Our final city in Peru was LimaThe time spent there was brief, but the amounts of ceviche consumed copious.  Ponte de Azul ceviche stands out as one of my favorite meals.  The fish was firm and fresh and the juice sour and spicy.  In the blink of an eye Lima was over and we were boarding a plane saying goodbye to this Lima, Peru and South America.

Every vacation involves exploring new places, having adventures and creating memories.  The challenge and fun of any vacation for Carmen and me is that we leave with a longer list of places to see and immerse ourselves into next time.  Our next trip to South America would focus on exploring the natural side of this continent.  Patagonia tops our list of “must sees.”  We did not want to lug around our carpas and sacos de dormir (tents and sleeping bags) this trip.  So next time we plan on several weeks of hiking and back-country camping.  We want to see the coasts of Peru and Colombia known for beautiful beaches.  And finally we want to see more of Brazil- Belem is supposedly vibrant and bountiful with Amazonian foods and culture.  In no way did we calm our enjoyment of Brazilian rhythms and dance; we want more samba!
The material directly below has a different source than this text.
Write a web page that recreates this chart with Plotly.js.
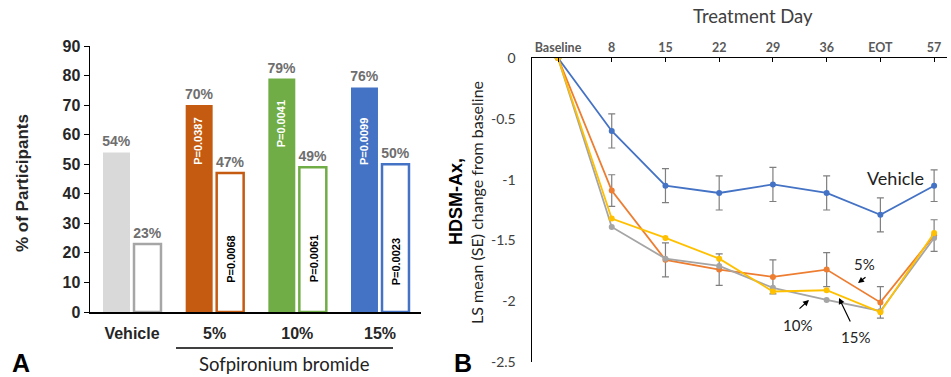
<!DOCTYPE html>
<html><head><meta charset="utf-8">
<script src="https://cdn.plot.ly/plotly-3.0.1.min.js"></script>
<style>html,body{margin:0;padding:0;background:#fff}#chart{width:951px;height:377px}</style>
</head><body><div id="chart"></div>
<script>
// ---------- Panel A data ----------
const groups = ['Vehicle', '5%', '10%', '15%'];
const filledPct = [54, 70, 79, 76];
const openPct = [23, 47, 49, 50];
const filledP = ['', 'P=0.0387', 'P=0.0041', 'P=0.0099'];
const openP = ['', 'P=0.0068', 'P=0.0061', 'P=0.0023'];
const fillColors = ['#D9D9D9', '#C55A11', '#70AD47', '#4472C4'];
const outlineColors = ['#A6A6A6', '#C55A11', '#70AD47', '#4472C4'];

// ---------- Panel B data ----------
const days = ['Baseline', '8', '15', '22', '29', '36', 'EOT', '57'];
const vehicle = [0, -0.60, -1.05, -1.11, -1.04, -1.11, -1.29, -1.05];
const vehicleSE = [null, 0.14, 0.14, 0.14, 0.14, 0.14, 0.14, 0.13];
const dose5 = [0, -1.09, -1.66, -1.74, -1.80, -1.74, -2.01, -1.46];
const dose5SE = [null, 0.13, 0.14, 0.13, 0.14, 0.14, 0.13, 0.13];
const dose10 = [0, -1.39, -1.65, -1.71, -1.89, -1.99, -2.08, -1.48];
const dose15 = [0, -1.32, -1.48, -1.65, -1.92, -1.91, -2.09, -1.44];
const yTickVals = [0, -0.5, -1, -1.5, -2, -2.5];
const yTickText = ['0', '-0.5', '-1', '-1.5', '-2', '-2.5'];

const W = 951, H = 377;
const px = v => v / W, py = v => 1 - v / H;
const ARIAL = 'Liberation Sans, Arial, sans-serif';
const CAL = 'Lato, Carlito, Calibri, sans-serif';

const traces = [
  {type: 'bar', x: groups, y: filledPct, xaxis: 'x', yaxis: 'y',
   marker: {color: fillColors, line: {width: 0}},
   texttemplate: '%{y}%', textposition: 'outside', cliponaxis: false, constraintext: 'none',
   textfont: {family: ARIAL, size: 14, color: '#6E6E6E', weight: 'bold'}, hoverinfo: 'skip'},
  {type: 'bar', x: groups, y: openPct, xaxis: 'x', yaxis: 'y',
   marker: {color: '#FFFFFF', line: {width: 2.5, color: outlineColors}},
   texttemplate: '%{y}%', textposition: 'outside', cliponaxis: false, constraintext: 'none',
   textfont: {family: ARIAL, size: 14, color: '#6E6E6E', weight: 'bold'}, hoverinfo: 'skip'},
  {type: 'scatter', mode: 'lines+markers', x: days, y: vehicle, xaxis: 'x2', yaxis: 'y2',
   line: {color: '#4472C4', width: 1.8}, marker: {color: '#4472C4', size: 6},
   error_y: {type: 'data', array: vehicleSE, color: '#7F7F7F', thickness: 1.2, width: 3.5}},
  {type: 'scatter', mode: 'lines+markers', x: days, y: dose5, xaxis: 'x2', yaxis: 'y2',
   line: {color: '#ED7D31', width: 1.8}, marker: {color: '#ED7D31', size: 6},
   error_y: {type: 'data', array: dose5SE, color: '#7F7F7F', thickness: 1.2, width: 3.5}},
  {type: 'scatter', mode: 'lines+markers', x: days, y: dose10, xaxis: 'x2', yaxis: 'y2',
   line: {color: '#A5A5A5', width: 1.8}, marker: {color: '#A5A5A5', size: 6}},
  {type: 'scatter', mode: 'lines+markers', x: days, y: dose15, xaxis: 'x2', yaxis: 'y2',
   line: {color: '#FFC000', width: 1.8}, marker: {color: '#FFC000', size: 6}}
];

const ann = [];
function txt(x, y, text, font, extra) {
  ann.push(Object.assign({xref: 'paper', yref: 'paper', x: px(x), y: py(y), text: text,
    showarrow: false, xanchor: 'center', yanchor: 'middle', font: font}, extra || {}));
}
// P-value labels inside bars
const pAnchorFilled = [0, 57.8, 63.6, 57.5];
const pAnchorOpen = [0, 17.9, 18.0, 16.8];
groups.forEach((g, i) => {
  if (filledP[i]) ann.push({xref: 'x', yref: 'y', x: g, y: pAnchorFilled[i], xshift: -16, text: filledP[i],
    showarrow: false, textangle: -90, font: {family: ARIAL, size: 11, color: '#FFFFFF', weight: 'bold'}});
  if (openP[i]) ann.push({xref: 'x', yref: 'y', x: g, y: pAnchorOpen[i], xshift: 16, text: openP[i],
    showarrow: false, textangle: -90, font: {family: ARIAL, size: 11, color: '#000000', weight: 'bold'}});
});
txt(22, 183, '% of Participants', {family: ARIAL, size: 17, color: '#262626', weight: 'bold'}, {textangle: -90});
txt(21, 363, 'A', {family: ARIAL, size: 25, color: '#000', weight: 'bold'});
txt(284, 363.5, 'Sofpironium bromide', {family: CAL, size: 18.5, color: '#222'});
txt(753, 16, 'Treatment Day', {family: CAL, size: 18.5, color: '#404040'});
txt(456, 202, 'HDSM-Ax,', {family: ARIAL, size: 18, color: '#000', weight: 'bold'}, {textangle: -90});
txt(476, 203, 'LS mean (SE) change from baseline', {family: CAL, size: 16, color: '#222'}, {textangle: -90});
txt(463, 363, 'B', {family: ARIAL, size: 25, color: '#000', weight: 'bold'});
txt(895, 178, 'Vehicle', {family: CAL, size: 18, color: '#222'});
txt(864, 264, '5%', {family: CAL, size: 15, color: '#222'});
txt(797, 325, '10%', {family: CAL, size: 15, color: '#222'});
txt(855, 337, '15%', {family: CAL, size: 15, color: '#222'});
function arrow(hx, hy, tx, ty) {
  ann.push({xref: 'paper', yref: 'paper', x: px(hx), y: py(hy), ax: tx - hx, ay: ty - hy, text: '',
    showarrow: true, arrowhead: 2, arrowsize: 1, arrowwidth: 1.2, arrowcolor: '#000'});
}
arrow(858, 283, 867, 276);
arrow(809, 300, 798, 310);
arrow(839, 298, 851, 323);

const layout = {
  width: W, height: H, margin: {l: 0, r: 0, t: 0, b: 0}, showlegend: false,
  paper_bgcolor: '#FFFFFF', plot_bgcolor: 'rgba(0,0,0,0)',
  barmode: 'group', bargap: 0.25, bargroupgap: 0.13,
  xaxis: {domain: [px(90), px(421)], type: 'category', range: [-0.508, 3.496], anchor: 'y',
    showline: true, linecolor: '#000', linewidth: 1.5, ticks: 'outside', ticklen: 6,
    tickcolor: 'rgba(0,0,0,0)', showgrid: false, zeroline: false,
    tickfont: {family: ARIAL, size: 16, color: '#262626', weight: 'bold'}},
  yaxis: {domain: [py(312), py(46)], range: [0, 90], dtick: 10, anchor: 'x',
    showline: true, linecolor: '#000', linewidth: 1.5, ticks: 'outside', ticklen: 5, tickcolor: '#000',
    showgrid: false, zeroline: false,
    tickfont: {family: ARIAL, size: 16, color: '#262626', weight: 'bold'}},
  xaxis2: {domain: [px(532), px(947)], type: 'category', range: [-0.484, 7.24], anchor: 'y2', side: 'top',
    showline: true, linecolor: '#000', linewidth: 1.5, ticks: 'inside', ticklen: 4, tickcolor: '#000',
    showgrid: false, zeroline: false,
    tickfont: {family: CAL, size: 12.5, color: '#595959', weight: 'bold'}},
  yaxis2: {domain: [py(362), py(58)], range: [-2.5, 0], anchor: 'x2',
    tickvals: yTickVals, ticktext: yTickText,
    showline: true, linecolor: '#000', linewidth: 1.5, ticks: 'outside', ticklen: 12,
    tickcolor: 'rgba(0,0,0,0)', showgrid: false, zeroline: false,
    tickfont: {family: CAL, size: 14, color: '#404040'}},
  annotations: ann,
  shapes: [{type: 'line', xref: 'paper', yref: 'paper', x0: px(176), x1: px(393), y0: py(348), y1: py(348),
    line: {color: '#000', width: 1.3}}]
};

Plotly.newPlot('chart', traces, layout, {displayModeBar: false, staticPlot: true});
</script></body></html>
Outside the airport, our last minutes in Peru

There are so many places to visit; each city or village opens new possibilities of adventure.  We walk everywhere and we eat everything; that is what 4feet2mouths is all about.  Our love for travel has taken us to the other side of the world.  And as fall sets on South America we land in Los Angeles ready for new adventures, more exotic countries, more tiring hikes and street food that will leave our mouths searing and tingling.  Traveling is too much fun to stop now.  Do you want to join us?